Set problem: Output exactly the lines from the line containing "Give me the matplotlib source for this chart." through the line containing "101, 20)], fontsize=17)", inclusive, and omit any pictures.

Records:

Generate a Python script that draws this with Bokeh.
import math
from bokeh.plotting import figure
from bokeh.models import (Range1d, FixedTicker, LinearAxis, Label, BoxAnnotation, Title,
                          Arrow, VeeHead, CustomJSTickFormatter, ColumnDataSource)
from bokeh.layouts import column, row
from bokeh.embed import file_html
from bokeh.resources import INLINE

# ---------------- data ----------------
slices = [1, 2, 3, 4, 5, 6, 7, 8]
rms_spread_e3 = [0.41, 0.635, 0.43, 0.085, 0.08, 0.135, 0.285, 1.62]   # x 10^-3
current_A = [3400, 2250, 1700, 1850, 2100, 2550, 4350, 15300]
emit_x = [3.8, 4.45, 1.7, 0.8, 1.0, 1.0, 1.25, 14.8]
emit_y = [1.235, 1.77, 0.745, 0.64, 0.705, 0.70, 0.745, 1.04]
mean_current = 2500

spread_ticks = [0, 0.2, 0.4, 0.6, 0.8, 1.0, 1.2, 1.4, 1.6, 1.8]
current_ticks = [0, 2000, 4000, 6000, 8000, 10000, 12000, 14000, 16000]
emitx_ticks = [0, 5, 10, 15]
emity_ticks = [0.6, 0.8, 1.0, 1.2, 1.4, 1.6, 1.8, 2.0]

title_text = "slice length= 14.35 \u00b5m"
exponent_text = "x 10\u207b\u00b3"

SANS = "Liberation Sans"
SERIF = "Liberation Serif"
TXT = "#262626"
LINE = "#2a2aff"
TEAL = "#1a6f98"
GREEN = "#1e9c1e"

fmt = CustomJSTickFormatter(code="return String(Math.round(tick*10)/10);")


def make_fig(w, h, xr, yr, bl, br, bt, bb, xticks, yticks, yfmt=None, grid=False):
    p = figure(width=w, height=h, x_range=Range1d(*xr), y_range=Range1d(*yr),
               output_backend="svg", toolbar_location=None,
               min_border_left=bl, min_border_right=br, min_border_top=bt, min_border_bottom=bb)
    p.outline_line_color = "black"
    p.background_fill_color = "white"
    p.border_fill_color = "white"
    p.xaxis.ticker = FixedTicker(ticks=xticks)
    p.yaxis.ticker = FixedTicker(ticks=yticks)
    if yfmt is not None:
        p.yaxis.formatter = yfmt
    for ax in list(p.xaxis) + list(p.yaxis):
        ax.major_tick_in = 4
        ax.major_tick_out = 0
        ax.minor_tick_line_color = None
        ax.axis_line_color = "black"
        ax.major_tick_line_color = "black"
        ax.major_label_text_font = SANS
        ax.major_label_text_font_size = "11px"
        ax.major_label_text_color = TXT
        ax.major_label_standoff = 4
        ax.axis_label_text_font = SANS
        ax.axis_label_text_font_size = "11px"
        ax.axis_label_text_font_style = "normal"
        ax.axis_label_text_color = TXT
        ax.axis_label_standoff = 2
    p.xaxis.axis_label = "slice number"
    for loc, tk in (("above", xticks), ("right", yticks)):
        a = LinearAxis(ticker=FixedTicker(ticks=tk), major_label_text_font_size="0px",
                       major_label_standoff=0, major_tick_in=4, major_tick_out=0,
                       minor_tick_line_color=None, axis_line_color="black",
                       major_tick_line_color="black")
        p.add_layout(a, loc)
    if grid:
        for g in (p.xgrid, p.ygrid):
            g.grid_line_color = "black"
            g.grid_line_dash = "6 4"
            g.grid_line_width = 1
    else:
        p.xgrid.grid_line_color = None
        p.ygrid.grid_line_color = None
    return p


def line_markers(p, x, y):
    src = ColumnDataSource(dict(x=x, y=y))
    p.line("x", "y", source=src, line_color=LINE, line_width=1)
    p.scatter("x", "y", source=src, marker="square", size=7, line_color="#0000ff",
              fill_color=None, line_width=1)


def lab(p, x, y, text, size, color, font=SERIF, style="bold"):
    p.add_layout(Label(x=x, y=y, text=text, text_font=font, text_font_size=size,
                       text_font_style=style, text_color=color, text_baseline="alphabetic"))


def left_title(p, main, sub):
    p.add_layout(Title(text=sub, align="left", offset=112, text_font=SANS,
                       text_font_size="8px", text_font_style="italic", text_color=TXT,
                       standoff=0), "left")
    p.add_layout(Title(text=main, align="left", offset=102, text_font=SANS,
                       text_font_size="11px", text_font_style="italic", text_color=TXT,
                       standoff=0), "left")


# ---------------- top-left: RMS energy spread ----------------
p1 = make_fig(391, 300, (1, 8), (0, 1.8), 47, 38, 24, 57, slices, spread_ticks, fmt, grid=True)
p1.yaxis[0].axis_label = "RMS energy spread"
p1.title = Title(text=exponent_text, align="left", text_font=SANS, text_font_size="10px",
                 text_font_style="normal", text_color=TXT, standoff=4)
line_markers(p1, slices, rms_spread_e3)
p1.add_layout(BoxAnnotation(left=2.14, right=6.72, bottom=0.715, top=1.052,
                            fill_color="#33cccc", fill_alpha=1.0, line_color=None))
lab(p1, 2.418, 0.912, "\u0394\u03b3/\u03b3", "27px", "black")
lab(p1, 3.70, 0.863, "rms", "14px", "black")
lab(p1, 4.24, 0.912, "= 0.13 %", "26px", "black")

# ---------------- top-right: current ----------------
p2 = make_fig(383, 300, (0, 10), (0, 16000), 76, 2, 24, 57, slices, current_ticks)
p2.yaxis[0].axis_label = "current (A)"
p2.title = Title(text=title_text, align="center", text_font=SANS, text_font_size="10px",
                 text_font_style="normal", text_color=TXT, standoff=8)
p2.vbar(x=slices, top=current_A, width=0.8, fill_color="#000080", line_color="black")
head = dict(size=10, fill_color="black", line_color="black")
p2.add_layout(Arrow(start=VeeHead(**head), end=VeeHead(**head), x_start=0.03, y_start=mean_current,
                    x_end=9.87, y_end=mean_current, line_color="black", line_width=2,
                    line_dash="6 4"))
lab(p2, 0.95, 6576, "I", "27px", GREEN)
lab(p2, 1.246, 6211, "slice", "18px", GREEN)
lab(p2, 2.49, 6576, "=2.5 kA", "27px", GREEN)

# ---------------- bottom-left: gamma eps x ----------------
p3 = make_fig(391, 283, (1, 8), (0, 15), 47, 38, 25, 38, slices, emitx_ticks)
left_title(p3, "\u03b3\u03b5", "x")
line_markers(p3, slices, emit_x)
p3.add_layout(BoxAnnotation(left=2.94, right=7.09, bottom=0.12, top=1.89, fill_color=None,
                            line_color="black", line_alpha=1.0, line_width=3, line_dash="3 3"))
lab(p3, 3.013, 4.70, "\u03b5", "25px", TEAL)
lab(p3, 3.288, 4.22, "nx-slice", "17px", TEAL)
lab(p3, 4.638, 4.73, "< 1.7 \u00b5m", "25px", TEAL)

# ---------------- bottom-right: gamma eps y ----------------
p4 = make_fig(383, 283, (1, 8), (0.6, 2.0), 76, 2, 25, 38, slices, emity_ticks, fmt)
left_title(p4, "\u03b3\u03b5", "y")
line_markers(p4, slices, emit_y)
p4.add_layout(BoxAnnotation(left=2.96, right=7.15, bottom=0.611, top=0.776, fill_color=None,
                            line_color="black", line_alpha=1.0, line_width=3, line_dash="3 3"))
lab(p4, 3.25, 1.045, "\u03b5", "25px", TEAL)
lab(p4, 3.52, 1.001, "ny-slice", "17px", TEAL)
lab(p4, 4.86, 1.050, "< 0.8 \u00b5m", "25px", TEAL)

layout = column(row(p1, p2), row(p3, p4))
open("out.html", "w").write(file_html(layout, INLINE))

--

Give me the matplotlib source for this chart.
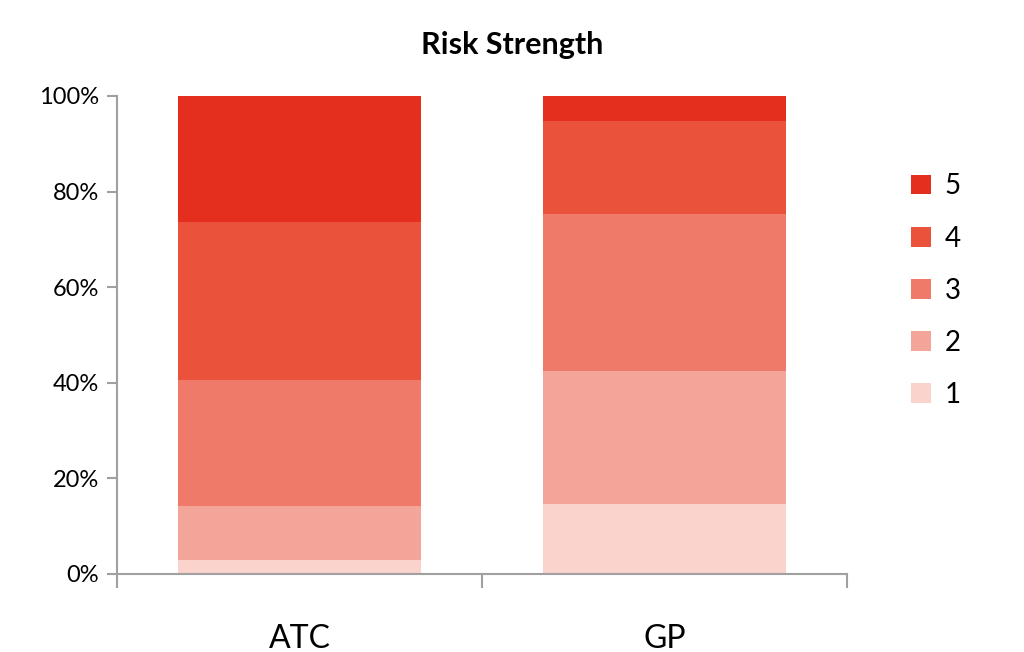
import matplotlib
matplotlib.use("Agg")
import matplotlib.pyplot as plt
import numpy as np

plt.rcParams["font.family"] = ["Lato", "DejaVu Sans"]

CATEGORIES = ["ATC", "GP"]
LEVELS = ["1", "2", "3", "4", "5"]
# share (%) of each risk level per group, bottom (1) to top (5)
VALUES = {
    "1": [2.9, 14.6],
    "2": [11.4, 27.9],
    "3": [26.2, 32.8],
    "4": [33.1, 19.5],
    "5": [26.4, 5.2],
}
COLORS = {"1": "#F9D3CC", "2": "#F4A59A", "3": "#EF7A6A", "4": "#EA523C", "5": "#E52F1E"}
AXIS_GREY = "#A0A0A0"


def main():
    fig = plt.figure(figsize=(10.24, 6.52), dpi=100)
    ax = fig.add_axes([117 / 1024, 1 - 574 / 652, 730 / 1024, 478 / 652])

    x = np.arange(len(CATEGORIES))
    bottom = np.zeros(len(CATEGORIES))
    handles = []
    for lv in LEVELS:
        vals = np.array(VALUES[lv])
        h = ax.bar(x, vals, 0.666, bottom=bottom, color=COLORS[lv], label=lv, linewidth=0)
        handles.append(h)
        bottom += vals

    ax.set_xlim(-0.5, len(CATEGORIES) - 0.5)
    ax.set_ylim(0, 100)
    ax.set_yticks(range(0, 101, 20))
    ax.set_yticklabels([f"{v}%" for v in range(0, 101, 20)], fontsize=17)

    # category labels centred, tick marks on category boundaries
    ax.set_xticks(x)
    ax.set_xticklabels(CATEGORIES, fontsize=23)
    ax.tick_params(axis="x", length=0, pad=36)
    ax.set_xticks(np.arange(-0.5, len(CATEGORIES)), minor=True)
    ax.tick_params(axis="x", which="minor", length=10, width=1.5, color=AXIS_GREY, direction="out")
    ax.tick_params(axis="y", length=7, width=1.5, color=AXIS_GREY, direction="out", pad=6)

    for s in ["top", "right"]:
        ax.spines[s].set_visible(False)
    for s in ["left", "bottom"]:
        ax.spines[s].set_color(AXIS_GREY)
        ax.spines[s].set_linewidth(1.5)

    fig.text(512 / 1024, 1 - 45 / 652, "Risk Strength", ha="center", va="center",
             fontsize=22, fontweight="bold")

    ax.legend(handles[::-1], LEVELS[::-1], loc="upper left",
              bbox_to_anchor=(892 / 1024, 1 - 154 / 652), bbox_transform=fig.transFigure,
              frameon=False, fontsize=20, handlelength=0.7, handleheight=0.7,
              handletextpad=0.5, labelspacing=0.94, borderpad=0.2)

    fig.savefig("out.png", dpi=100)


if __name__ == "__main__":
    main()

Exercise answer:
Give me the matplotlib source for this chart.
import matplotlib
matplotlib.use("Agg")
import matplotlib.pyplot as plt
import numpy as np

plt.rcParams["font.family"] = ["Lato", "DejaVu Sans"]

CATEGORIES = ["ATC", "GP"]
LEVELS = ["1", "2", "3", "4", "5"]
# share (%) of each risk level per group, bottom (1) to top (5)
VALUES = {
    "1": [2.9, 14.6],
    "2": [11.4, 27.9],
    "3": [26.2, 32.8],
    "4": [33.1, 19.5],
    "5": [26.4, 5.2],
}
COLORS = {"1": "#F9D3CC", "2": "#F4A59A", "3": "#EF7A6A", "4": "#EA523C", "5": "#E52F1E"}
AXIS_GREY = "#A0A0A0"


def main():
    fig = plt.figure(figsize=(10.24, 6.52), dpi=100)
    ax = fig.add_axes([117 / 1024, 1 - 574 / 652, 730 / 1024, 478 / 652])

    x = np.arange(len(CATEGORIES))
    bottom = np.zeros(len(CATEGORIES))
    handles = []
    for lv in LEVELS:
        vals = np.array(VALUES[lv])
        h = ax.bar(x, vals, 0.666, bottom=bottom, color=COLORS[lv], label=lv, linewidth=0)
        handles.append(h)
        bottom += vals

    ax.set_xlim(-0.5, len(CATEGORIES) - 0.5)
    ax.set_ylim(0, 100)
    ax.set_yticks(range(0, 101, 20))
    ax.set_yticklabels([f"{v}%" for v in range(0, 101, 20)], fontsize=17)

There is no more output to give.